Task statement =
Sort through the data and copy the lines holding the word "script".

Material provided =
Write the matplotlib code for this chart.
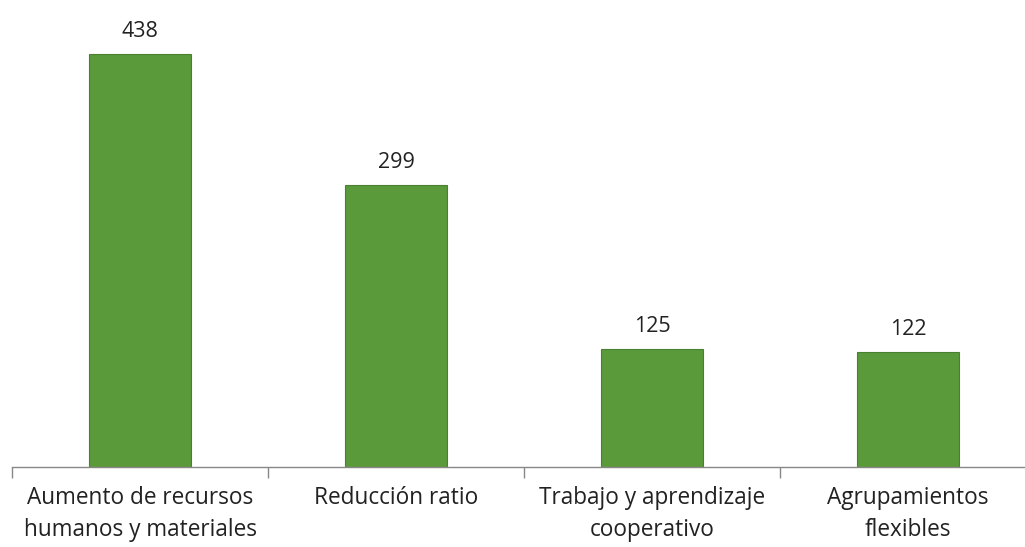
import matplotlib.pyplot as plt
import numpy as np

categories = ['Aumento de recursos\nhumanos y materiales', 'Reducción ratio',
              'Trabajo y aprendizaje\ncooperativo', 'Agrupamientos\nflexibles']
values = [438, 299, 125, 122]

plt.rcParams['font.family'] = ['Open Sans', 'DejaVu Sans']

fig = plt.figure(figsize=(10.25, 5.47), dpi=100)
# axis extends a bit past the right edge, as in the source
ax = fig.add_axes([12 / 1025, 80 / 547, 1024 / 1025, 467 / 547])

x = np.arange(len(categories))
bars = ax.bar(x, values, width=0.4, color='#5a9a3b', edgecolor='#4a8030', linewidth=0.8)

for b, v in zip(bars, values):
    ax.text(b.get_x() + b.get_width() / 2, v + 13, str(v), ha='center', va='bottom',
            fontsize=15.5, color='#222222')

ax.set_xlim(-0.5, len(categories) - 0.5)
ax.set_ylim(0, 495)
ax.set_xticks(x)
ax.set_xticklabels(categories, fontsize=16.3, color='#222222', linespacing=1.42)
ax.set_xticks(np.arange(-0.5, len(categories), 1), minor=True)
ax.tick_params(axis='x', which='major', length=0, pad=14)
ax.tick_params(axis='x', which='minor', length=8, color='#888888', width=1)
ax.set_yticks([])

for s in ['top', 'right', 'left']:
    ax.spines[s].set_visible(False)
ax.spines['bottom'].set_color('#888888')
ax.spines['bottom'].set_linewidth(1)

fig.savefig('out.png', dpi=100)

* * *

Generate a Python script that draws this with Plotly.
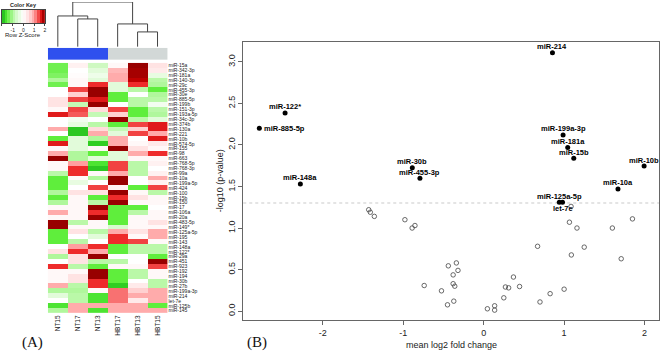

--

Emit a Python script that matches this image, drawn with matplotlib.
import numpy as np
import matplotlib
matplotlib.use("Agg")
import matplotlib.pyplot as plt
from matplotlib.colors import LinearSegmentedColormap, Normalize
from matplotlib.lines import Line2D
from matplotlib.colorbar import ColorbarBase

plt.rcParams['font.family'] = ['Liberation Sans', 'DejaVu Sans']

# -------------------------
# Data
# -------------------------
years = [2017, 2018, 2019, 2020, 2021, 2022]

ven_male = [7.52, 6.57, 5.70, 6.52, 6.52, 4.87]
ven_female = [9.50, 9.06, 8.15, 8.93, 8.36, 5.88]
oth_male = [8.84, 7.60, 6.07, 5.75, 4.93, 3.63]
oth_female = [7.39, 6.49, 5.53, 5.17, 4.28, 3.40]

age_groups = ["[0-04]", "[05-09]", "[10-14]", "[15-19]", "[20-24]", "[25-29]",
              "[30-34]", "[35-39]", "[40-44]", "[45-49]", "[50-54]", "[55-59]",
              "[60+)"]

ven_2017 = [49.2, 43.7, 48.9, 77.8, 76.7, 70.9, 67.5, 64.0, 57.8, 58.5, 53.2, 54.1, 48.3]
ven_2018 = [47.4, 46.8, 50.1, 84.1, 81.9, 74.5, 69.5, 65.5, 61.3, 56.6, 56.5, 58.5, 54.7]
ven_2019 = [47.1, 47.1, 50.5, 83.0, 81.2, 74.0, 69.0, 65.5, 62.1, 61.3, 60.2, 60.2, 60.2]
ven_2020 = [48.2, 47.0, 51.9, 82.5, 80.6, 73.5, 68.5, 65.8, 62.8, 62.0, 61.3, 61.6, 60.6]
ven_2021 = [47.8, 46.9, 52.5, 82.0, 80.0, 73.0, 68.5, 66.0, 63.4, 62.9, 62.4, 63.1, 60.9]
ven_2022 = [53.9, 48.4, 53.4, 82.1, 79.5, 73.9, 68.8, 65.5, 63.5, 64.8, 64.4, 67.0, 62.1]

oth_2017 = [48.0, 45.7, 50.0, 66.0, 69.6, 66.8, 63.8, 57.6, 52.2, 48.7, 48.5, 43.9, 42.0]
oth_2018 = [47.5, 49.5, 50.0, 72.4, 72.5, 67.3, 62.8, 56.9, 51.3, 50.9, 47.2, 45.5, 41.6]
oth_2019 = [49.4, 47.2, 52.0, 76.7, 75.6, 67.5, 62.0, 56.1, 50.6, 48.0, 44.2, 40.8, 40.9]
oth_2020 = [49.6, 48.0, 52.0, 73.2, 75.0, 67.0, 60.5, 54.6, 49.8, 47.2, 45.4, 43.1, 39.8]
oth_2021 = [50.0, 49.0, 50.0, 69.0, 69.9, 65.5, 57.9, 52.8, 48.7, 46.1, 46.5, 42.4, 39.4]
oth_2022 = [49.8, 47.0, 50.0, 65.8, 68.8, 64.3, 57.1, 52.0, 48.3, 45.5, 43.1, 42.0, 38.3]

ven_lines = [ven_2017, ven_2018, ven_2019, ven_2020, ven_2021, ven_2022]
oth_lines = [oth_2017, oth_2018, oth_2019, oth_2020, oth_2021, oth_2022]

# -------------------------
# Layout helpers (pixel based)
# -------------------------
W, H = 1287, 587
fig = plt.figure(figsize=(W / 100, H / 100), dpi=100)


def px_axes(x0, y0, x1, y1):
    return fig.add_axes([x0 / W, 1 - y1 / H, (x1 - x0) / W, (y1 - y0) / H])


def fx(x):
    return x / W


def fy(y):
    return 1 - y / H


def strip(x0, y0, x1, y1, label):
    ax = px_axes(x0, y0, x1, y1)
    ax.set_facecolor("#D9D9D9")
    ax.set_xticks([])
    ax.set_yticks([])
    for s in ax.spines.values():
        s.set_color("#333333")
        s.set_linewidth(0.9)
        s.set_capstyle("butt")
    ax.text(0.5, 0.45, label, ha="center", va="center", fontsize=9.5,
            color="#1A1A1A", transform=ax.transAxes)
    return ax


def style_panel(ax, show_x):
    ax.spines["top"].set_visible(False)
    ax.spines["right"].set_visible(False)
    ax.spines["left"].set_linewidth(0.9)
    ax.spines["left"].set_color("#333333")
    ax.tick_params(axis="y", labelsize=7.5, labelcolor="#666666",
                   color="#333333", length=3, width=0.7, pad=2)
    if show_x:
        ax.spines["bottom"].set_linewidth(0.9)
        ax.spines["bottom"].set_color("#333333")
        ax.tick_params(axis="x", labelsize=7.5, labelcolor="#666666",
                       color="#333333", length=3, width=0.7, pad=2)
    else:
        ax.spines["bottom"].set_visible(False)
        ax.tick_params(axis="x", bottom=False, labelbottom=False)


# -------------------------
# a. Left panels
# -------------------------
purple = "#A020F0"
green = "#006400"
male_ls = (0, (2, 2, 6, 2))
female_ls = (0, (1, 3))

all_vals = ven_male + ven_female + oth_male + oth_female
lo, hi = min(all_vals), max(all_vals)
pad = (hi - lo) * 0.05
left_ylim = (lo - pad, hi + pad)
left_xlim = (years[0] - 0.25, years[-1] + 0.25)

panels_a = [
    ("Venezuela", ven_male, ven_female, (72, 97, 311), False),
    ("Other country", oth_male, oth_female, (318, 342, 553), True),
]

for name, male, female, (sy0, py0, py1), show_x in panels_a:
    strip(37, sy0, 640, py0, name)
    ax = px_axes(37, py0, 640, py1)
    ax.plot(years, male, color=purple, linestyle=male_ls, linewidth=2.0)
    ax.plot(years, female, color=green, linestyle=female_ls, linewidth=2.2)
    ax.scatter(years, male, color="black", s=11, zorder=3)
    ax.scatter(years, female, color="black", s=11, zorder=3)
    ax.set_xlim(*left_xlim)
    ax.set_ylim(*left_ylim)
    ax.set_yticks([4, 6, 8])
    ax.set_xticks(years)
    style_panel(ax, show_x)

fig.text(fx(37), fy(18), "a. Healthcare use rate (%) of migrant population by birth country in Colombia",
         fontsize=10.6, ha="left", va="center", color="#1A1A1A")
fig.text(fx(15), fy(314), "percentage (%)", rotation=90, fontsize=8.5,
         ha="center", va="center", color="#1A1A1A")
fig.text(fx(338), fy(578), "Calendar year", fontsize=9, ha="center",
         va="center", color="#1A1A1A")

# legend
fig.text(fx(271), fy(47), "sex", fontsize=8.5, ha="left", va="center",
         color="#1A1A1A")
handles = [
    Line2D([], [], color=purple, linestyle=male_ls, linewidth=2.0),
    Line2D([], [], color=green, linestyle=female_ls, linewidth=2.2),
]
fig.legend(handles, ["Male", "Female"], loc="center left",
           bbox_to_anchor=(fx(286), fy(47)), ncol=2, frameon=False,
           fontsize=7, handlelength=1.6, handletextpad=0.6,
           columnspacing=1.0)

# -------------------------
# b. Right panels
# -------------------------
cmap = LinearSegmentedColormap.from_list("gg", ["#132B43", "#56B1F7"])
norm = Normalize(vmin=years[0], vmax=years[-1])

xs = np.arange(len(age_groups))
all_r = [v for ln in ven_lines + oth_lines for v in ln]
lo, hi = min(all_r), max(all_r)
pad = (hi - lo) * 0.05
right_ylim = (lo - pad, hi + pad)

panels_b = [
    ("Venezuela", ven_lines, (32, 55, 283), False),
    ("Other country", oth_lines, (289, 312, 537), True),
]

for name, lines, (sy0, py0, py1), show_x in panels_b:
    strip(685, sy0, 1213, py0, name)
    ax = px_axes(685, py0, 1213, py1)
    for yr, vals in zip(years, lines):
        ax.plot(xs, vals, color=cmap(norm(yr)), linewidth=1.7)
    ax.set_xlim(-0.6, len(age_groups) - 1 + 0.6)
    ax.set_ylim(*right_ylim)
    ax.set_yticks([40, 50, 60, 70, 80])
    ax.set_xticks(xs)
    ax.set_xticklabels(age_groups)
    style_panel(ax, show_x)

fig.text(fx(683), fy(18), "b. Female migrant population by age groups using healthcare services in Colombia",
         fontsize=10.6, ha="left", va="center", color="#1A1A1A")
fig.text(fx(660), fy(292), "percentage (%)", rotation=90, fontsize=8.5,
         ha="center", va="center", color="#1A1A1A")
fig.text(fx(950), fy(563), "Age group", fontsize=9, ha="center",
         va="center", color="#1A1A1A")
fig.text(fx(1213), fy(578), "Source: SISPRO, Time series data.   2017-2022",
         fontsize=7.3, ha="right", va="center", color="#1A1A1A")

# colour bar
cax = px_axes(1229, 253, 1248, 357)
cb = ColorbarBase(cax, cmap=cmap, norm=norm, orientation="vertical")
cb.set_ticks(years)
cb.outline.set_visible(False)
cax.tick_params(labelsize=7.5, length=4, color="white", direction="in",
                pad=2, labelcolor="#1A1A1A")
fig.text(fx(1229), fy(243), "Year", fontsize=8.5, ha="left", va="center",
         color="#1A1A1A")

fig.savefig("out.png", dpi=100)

Finished task =
Generate a Python script that draws this with Plotly.
Emit a Python script that matches this image, drawn with matplotlib.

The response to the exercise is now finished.